A US election Red Sweep would herald a somewhat volatile period for the Singapore market - and arguably - global markets. Here’s the thing. A significant increase in tariffs “would be likely to push down Singapore's economic growth and its economic drivers”. UBS sees a US recession as presenting the most downside risk for Singapore's 2025 economic growth, while higher tariffs and a Red sweep would likely be more impactful in 2026, the UBS report dated Oct 30 says.
UBS says year-to-date, the banks are up a fair bit, “driven by multiple expansion (via lower equity risk premium) and solid asset quality”.
See also: STI steadies despite overbought US markets and rising US risk-free rates
“While earnings growth for the sector this year has been solid (+6.3% y-o-y), for next year UBS is baking in a 4% contraction (compared to a flat consensus estimate) due to lower Fed Funds Rate (UBS assumes 250bp cut by the end of 2025) which would lower net interest margin (NIM),” the UBS report says. UBS is neutral on the local banks.
Interestingly, if Trump wins, and tariffs are imposed on imported goods, this is likely to have a similar impact to a sales tax, fuelling inflation. Additionally, more Trump tax cuts are likely to feed the US deficit. Instead of a declining rate cycle, the opposite could happen should the still independend Federal Reserve decide to stick to its 2% inflation target and raise the Federal Funds Rate to achieve lower inflation.
Singapore is a price taker as far as interest rates are concerned, and rates could start to rise again in 2025.
See also: Trumpian future of higher deficits, tariffs, point to inflation and higher interest rates
In an earlier report, highlighted by Right Timing, Vasu Menon, managing director, investment strategy, OCBC, was quoted as saying “If Trump wins the Presidential election, markets are worried that his fiscal and tax policies could fuel inflation. For one, Trump has talked about imposing hefty tariffs on US imports with the hope of using the revenue from the tariffs to fund significant tax cuts.”
In a report dated Nov 1, DBS expects that banks will likely remain resilient. High long-end yields continue to bode well for banks. While there are previous concerns that a declining rates environment will impact banks’ earnings, Singapore banks’ sensitivity to interest rate cuts has been reduced by more than 40% compared to the previous cycle,” the DBS Group Research report says.

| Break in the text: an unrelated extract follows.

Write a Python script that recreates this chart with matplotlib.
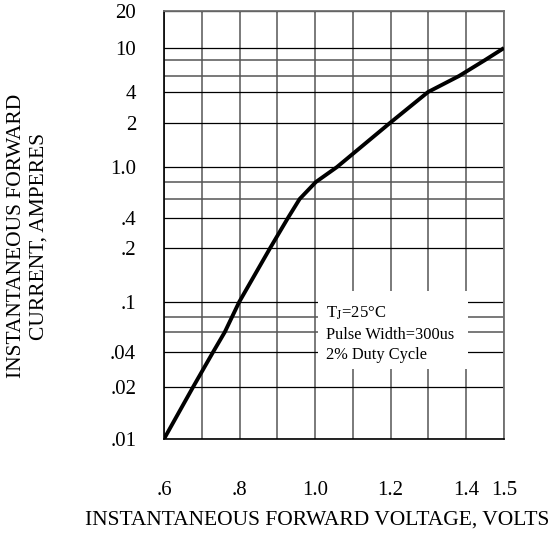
import numpy as np
import matplotlib.pyplot as plt
from matplotlib.patches import Rectangle

plt.rcParams['font.family'] = ['Liberation Serif', 'DejaVu Serif']
plt.rcParams['mathtext.fontset'] = 'stix'

# forward voltage (V) vs instantaneous forward current (A)
volts = [0.600, 0.677, 0.730, 0.761, 0.780, 0.799, 0.881, 0.928, 0.959,
         1.002, 1.058, 1.198, 1.299, 1.381, 1.450, 1.500]
amps = [0.01, 0.02, 0.04, 0.06, 0.08, 0.1, 0.2, 0.4, 0.6,
        0.8, 1.0, 2, 4, 6, 8, 10]

x_grid = [0.6, 0.7, 0.8, 0.9, 1.0, 1.1, 1.2, 1.3, 1.4, 1.5]
x_ticks = [0.6, 0.8, 1.0, 1.2, 1.4, 1.5]
x_labels = ['.6', '.8', '1.0', '1.2', '1.4', '1.5']

y_grid = [0.01, 0.02, 0.04, 0.06, 0.08, 0.1, 0.2, 0.4, 0.6, 0.8,
          1.0, 2, 4, 6, 8, 10, 20]
y_ticks = [0.01, 0.02, 0.04, 0.1, 0.2, 0.4, 1.0, 2, 4, 10, 20]
y_labels = ['.01', '.02', '.04', '.1', '.2', '.4', '1.0', '2', '4', '10', '20']

# the datasheet "log paper" is not a true log scale: height of each grid line
paper_h = [0, 52, 87, 107, 122, 137, 191, 221, 240, 257, 272,
           316, 347, 363, 379, 391, 428]

log_grid = np.log10(y_grid)
lg = np.concatenate([[-6.0], log_grid, [6.0]])
ph = np.concatenate([[paper_h[0] - 140 * (log_grid[0] + 6)], paper_h,
                     [paper_h[-1] + 120 * (6 - log_grid[-1])]])


def fwd(v):
    v = np.clip(np.asarray(v, dtype=float), 1e-6, 1e6)
    return np.interp(np.log10(v), lg, ph)


def inv(h):
    return 10 ** np.interp(np.asarray(h, dtype=float), ph, lg)


W, H = 556, 538
fig = plt.figure(figsize=(W / 100, H / 100), dpi=100)
ax = fig.add_axes([164 / W, 1 - 439 / H, 340 / W, 428 / H])
ax.set_yscale('function', functions=(fwd, inv))
ax.set_xlim(0.6, 1.5)
ax.set_ylim(0.01, 20)

for x in x_grid:
    ax.axvline(x, color='#707070', lw=1.3, zorder=1)
for y in y_grid:
    if y in y_ticks:
        ax.axhline(y, color='black', lw=0.9, zorder=1)
    else:
        ax.axhline(y, color='#555555', lw=1.1, zorder=1)

# white panel behind the test conditions
ax.add_patch(Rectangle((154 / 340, 70 / 428), 150 / 340, 78 / 428,
                       transform=ax.transAxes, facecolor='white',
                       edgecolor='none', zorder=2))

ax.plot(volts, amps, color='black', lw=2.8, zorder=3,
        solid_capstyle='butt', solid_joinstyle='round')

tx = 162 / 340
ax.text(tx, 126 / 428, r'T$_\mathrm{J}$=25°C', transform=ax.transAxes,
        fontsize=12, va='center', ha='left', zorder=4)
ax.text(tx, 104 / 428, 'Pulse Width=300us', transform=ax.transAxes,
        fontsize=11.8, va='center', ha='left', zorder=4)
ax.text(tx, 84 / 428, '2% Duty Cycle', transform=ax.transAxes,
        fontsize=11.8, va='center', ha='left', zorder=4)

ax.set_xticks(x_ticks, x_labels)
ax.set_yticks(y_ticks, y_labels)
ax.minorticks_off()
ax.tick_params(axis='both', length=0, labelsize=15)
ax.tick_params(axis='x', pad=30)
ax.tick_params(axis='y', pad=20)

for side in ['left', 'bottom']:
    ax.spines[side].set_color('black')
    ax.spines[side].set_linewidth(1.2)
for side in ['top', 'right']:
    ax.spines[side].set_color('#707070')
    ax.spines[side].set_linewidth(1.3)

fig.text(317 / W, 1 - 520 / H, 'INSTANTANEOUS FORWARD VOLTAGE, VOLTS',
         fontsize=15.5, ha='center', va='center')
fig.text(28 / W, 1 - 236 / H, 'INSTANTANEOUS FORWARD\nCURRENT, AMPERES',
         fontsize=15.5, ha='center', va='center', rotation=90,
         multialignment='center', linespacing=1.25)

fig.savefig('out.png', dpi=100)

Further, as the Fed continues to frontload easing, risks of a US hard landing diminish significantly. With high 10-year treasury yields, which are above 4%, reflecting a soft-landing narrative, this continues to support banks’ share prices, it adds.
The DBS analysts have a preference for United Overseas Bank U11 “in 3Q2024, with active NIM management”. DBS Group Holdings’ 2Q2024 NIM saw no change q-o-q, while Oversea-Chinese Banking Corp’s declined 7bps q-o-q and UOB continued to post an NIM improvement of +3bps q-o-q, the DBS report points out and believes the Sept Fed rate cut should have minimal impact on Singapore banks’ 3Q2024 NIMs.
UBS reckons that the most benign scenarios for Singapore are the Blue Sweep and Central Banks Eased Too Early scenarios, which would be supportive of upide scenarios.
Locally, the Straits Times Index fell by a further 38 points week-on-week to end 3,555 on Nov 1. The index has broken below 3,570, a minor support, and that is likely to be negative. If rates remain elevated in 2025, that will be negative for developers, real estate investment managers, alternatives investment managers, and REITs.